Am I smarter than a 9 1/2-year-old?
Her name is Reason and she is not quite 10 years old. In fact, if you ask her, she'll tell you she is 9-and-a-half, which bodes well for her ability to keep a close tab on important numbers. But that is not why I asked her to fill out my NCAA brackets this year. Each and every year, we are subject to endless debate about who will win, who should win and who who has no chance. This year, I decided to forgo usual strategy that included years of picks based on advice from so-called experts and go with someone whose lack of college basketball wisdom rivals only her fondness for recess.
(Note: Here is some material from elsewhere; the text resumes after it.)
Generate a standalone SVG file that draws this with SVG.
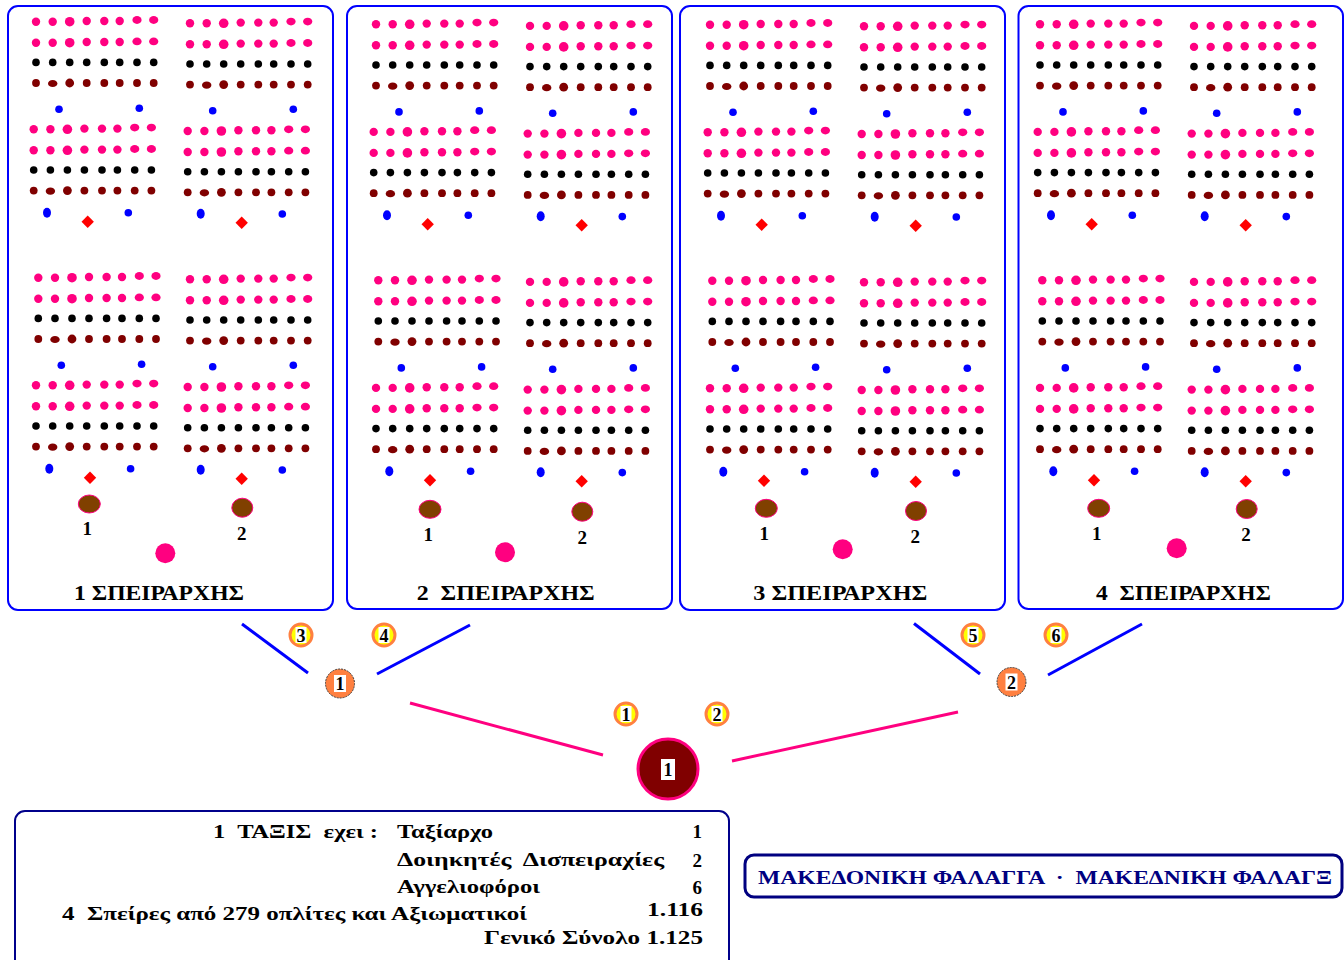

As I mentioned, Reason, the hopefully aptly named daughter of a co-worker, knows little about sports and even less about college basketball. Which is key. Last year, I placed 15 out of 16 entrants in a March Madness tournament pool that included a few upsets I managed to predict and one emotional pick (UCLA) that turned out in my favor. For the most part, though, success was elusive and any hope I pinned on these NCAA wizards turned out to be fool's gold.
This year, I am doing things a bit differently. I am tracking two brackets: one I filled with picks of winners that are either projected to win or upsets that have been deemed "possible," while Reason's picks are based somewhat on rankings (she liked the idea of upsets), geographical biases (her Mom is from Florida) and school names she liked (Binghamton).